Neuronavigation is used in mapping the brain tissues prior to surgery or intraoperatively as in an intraoperative MR system, where the information can be obtained in real-time. This is used in neurosurgery with open or closed magnets, the latter providing higher quality of MR images. Thin MR sections are also integrated in the treatment planning systems to provide high precision in mapping of the target area and protecting the sensitive structures in the vicinity, mainly in brain tumours an less frequently in neck and pelvis.

fMRI is the mapping of the active areas of the brain involved in performance of tasks such as motion, speech, thinking, hearing, seeing etc. This technique relies on the speed of acquiring the data and is being refined as progress keeps happening.

High field MRI, which include 7T magnets have become available in a few research institutes in the world. These provide increased signal to noise ratio, which translates into higher resolution. The use has potential to predict early biomarkers for cerebrovascular and neurodegenerative diseases.

Clinical hybrid positron emission tomography (PET)-MRI is now available. MRI provides detailed soft tissue intrinsic, diffusion weighted imaging, dynamic contrast imaging, fMRI and other specialised sequences as well as MR Spectroscopy.
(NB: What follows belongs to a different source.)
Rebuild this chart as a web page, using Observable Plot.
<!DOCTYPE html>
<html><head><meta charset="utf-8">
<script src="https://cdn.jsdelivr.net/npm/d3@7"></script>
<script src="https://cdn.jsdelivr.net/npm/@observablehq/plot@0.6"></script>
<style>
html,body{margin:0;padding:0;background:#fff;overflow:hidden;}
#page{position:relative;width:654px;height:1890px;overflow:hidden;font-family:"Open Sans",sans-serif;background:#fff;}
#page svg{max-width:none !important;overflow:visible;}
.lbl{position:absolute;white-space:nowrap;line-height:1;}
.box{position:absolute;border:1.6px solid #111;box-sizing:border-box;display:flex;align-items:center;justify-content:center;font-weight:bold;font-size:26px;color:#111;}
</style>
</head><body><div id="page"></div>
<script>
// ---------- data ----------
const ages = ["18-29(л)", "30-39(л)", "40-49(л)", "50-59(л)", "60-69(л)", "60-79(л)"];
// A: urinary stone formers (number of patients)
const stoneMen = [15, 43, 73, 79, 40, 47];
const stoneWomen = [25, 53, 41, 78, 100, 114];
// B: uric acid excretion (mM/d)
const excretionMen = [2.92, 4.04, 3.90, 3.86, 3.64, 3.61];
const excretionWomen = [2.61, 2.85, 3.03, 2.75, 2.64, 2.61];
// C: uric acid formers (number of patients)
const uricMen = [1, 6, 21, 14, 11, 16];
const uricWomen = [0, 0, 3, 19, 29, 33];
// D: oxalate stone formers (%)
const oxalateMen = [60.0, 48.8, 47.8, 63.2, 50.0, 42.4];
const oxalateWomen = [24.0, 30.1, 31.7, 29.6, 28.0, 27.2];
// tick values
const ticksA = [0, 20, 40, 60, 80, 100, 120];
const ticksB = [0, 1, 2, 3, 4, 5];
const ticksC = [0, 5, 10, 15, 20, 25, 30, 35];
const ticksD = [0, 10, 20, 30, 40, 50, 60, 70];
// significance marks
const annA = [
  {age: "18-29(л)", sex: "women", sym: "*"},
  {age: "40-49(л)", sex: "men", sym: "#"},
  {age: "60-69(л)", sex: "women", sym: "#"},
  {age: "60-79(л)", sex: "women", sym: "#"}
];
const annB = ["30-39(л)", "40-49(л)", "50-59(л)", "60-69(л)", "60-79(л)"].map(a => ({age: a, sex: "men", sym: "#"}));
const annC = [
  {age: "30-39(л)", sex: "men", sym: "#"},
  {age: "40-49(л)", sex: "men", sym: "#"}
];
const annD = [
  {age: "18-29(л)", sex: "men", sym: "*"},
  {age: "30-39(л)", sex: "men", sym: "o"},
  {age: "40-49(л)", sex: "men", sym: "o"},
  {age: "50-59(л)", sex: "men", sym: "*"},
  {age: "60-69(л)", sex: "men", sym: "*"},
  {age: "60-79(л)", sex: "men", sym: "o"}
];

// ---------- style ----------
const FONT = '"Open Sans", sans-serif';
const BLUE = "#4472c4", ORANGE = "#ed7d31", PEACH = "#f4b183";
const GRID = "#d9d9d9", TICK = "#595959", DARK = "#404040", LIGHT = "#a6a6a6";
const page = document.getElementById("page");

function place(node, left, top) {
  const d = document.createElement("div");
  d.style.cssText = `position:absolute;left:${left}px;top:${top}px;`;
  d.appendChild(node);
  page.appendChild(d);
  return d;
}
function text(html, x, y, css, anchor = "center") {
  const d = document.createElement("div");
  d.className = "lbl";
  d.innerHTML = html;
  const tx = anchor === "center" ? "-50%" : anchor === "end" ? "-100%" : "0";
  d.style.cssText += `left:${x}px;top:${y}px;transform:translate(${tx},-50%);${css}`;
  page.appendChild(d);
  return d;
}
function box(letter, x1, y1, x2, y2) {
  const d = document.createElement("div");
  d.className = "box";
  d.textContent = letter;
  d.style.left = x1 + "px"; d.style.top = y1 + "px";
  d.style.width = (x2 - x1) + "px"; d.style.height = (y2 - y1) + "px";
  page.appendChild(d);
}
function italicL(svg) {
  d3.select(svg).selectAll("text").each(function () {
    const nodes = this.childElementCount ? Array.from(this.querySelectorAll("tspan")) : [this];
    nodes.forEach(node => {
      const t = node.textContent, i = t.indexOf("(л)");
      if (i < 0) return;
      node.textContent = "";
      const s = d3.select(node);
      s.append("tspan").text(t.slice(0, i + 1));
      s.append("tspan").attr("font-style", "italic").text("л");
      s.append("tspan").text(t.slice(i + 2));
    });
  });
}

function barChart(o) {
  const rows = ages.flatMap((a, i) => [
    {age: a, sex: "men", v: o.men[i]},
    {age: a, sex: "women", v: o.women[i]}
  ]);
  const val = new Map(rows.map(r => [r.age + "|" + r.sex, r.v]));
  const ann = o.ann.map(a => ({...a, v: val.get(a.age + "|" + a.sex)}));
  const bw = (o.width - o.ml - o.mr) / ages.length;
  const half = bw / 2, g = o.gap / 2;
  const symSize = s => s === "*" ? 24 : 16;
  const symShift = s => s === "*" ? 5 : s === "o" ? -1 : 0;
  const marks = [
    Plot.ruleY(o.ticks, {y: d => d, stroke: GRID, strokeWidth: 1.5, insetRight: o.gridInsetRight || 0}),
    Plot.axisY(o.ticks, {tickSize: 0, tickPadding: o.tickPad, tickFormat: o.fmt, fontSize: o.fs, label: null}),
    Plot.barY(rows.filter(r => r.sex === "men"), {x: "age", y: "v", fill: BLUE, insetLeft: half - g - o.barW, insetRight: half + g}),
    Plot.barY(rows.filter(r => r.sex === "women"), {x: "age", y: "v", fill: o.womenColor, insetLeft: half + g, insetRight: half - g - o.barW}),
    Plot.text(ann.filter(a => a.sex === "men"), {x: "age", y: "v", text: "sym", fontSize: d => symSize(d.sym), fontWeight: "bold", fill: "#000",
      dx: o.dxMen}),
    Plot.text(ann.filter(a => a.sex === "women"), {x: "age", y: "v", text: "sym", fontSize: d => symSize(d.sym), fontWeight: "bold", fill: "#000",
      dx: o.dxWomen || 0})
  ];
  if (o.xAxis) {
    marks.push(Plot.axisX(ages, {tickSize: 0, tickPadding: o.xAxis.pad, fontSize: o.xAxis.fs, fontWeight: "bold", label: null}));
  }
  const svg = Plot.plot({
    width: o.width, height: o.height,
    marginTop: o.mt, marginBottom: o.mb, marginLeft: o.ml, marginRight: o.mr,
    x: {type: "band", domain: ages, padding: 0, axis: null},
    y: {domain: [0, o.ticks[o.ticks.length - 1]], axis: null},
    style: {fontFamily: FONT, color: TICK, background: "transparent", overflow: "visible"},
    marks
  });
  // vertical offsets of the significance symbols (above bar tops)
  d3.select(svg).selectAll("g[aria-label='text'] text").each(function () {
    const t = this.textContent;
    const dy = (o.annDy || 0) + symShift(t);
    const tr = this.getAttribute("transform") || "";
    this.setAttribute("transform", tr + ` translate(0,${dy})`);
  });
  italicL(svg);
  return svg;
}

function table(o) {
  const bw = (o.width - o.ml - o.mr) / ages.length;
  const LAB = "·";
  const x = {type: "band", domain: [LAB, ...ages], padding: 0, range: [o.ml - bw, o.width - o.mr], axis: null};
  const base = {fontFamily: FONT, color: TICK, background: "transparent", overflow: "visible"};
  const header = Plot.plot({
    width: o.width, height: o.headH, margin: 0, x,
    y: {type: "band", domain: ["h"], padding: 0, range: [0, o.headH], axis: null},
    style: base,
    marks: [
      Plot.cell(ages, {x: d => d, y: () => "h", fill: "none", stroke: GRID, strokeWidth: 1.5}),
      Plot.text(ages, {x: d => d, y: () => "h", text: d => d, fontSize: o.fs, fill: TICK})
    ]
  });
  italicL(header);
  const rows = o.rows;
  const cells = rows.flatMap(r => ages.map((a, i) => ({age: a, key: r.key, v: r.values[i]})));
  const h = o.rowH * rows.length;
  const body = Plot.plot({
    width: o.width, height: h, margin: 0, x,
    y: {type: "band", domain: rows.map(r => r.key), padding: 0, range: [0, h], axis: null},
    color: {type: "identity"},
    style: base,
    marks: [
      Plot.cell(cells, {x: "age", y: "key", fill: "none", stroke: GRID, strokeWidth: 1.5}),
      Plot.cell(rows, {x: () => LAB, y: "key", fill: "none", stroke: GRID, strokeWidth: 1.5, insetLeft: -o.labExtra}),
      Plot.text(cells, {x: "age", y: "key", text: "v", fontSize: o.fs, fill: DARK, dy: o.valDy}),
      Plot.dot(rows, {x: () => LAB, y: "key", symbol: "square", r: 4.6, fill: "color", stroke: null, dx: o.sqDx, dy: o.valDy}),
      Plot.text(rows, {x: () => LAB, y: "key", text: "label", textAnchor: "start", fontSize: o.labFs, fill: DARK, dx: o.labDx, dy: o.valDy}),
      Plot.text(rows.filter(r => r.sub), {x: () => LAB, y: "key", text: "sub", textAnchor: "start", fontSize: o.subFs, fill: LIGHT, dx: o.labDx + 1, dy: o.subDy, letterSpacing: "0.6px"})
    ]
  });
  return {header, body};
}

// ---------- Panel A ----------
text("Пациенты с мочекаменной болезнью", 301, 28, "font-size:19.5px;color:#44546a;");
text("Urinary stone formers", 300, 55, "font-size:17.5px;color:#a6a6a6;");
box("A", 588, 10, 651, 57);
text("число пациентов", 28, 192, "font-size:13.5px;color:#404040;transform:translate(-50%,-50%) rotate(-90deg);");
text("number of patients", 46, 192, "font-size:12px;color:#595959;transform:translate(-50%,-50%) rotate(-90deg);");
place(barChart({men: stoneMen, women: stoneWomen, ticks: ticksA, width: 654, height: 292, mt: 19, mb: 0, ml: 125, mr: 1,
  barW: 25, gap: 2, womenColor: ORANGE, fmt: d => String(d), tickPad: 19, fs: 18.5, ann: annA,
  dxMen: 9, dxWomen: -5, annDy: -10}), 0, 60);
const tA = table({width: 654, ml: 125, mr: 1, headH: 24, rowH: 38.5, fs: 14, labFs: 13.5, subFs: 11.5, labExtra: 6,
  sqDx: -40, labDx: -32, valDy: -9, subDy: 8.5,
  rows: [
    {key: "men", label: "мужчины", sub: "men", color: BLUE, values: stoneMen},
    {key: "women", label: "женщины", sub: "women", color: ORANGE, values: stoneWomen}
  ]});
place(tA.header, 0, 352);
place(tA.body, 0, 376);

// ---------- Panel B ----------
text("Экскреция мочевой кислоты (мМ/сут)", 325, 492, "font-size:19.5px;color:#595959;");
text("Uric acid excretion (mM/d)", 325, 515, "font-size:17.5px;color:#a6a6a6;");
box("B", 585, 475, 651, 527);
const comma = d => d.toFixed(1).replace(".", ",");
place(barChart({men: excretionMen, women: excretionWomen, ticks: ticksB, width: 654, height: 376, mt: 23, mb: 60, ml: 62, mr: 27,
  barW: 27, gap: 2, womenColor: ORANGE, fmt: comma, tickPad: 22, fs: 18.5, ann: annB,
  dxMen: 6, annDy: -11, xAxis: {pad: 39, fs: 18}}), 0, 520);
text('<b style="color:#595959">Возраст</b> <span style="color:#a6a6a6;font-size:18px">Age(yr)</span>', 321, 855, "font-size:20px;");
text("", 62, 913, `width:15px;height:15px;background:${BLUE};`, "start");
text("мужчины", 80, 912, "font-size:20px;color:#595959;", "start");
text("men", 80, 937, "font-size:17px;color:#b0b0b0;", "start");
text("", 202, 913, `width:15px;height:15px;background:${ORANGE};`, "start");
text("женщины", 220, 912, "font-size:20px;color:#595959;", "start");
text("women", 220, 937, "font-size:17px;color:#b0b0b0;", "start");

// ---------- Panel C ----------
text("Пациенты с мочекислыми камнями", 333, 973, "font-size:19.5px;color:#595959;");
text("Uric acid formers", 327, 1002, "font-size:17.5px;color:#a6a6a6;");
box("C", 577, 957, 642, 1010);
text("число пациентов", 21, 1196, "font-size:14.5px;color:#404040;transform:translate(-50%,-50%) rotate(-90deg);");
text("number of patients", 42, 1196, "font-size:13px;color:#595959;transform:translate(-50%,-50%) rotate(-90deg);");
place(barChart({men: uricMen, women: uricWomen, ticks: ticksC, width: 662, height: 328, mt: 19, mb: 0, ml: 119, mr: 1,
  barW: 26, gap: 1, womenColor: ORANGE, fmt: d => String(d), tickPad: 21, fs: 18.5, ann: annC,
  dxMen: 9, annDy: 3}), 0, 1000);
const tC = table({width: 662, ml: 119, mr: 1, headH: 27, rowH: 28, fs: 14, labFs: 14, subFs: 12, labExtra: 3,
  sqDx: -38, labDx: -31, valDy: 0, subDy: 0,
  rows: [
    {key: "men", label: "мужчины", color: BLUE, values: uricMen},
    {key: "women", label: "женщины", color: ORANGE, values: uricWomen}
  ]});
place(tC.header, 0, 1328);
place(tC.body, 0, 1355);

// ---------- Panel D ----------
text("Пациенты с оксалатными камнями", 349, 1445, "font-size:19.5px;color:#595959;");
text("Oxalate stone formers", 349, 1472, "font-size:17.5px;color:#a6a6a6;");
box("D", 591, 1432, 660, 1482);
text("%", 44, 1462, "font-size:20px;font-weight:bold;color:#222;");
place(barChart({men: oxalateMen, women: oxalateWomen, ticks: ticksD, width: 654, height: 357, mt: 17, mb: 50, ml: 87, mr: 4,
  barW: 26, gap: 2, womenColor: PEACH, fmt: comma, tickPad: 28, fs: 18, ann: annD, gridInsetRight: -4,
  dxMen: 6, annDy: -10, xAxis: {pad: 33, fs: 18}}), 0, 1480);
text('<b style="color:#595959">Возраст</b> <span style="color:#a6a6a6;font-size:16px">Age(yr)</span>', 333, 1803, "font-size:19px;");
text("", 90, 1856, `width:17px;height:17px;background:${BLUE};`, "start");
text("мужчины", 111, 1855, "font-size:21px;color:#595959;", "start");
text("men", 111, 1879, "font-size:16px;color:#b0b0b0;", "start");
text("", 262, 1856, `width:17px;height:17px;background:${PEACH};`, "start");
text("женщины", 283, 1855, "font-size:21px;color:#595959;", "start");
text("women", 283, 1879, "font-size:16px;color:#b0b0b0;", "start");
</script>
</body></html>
PET provides physiologic information. PET-MRI avoids the harmful effects of radiation that the patient is subjected to during PET-CT, where both the imaging modalities cause side effects, especially in paediatric patients. The two types of information provided are combined by fusing PET-images on anatomic MR images and also utilising functional data available by fMRI and MRS. The data is obtained simultaneously, so co-registration of the data is accurate. PET-MRI has several potential applications, an important one being providing greater accuracy to detect metabolically active disease during surveillance of brain tumours, localising seizure activity, mapping brain activity in diseases such as dementia, in better delineation of neck and pelvic cancers.

Low and high intensity guided ultrasound (LIFU and HIFU, respectively) are new techniques to treat focal lesions in the brain. LIFU can open the blood brain barrier to allow targeted treatment to penetrate the diseased tissues and increase efficacy, while reducing the dosage of the drug. It also has the potential to allow new treatment options for diseases like Alzheimer’s. HIFU can actually cause cell death and necrosis and can be used in treatment of focal brain lesions such as tumours.

A major role of MRI incudes providing diagnostic and therapeutic endpoints in clinical trials, as its ability to penetrate the body at microscopic levels increases.

The newer magnets scan more, scan faster and scan more efficiently. As the use of MR magnets increases, awareness regarding MR-related safety needs to be included in the basic curriculum in medicine and nursing to avoid associated complications.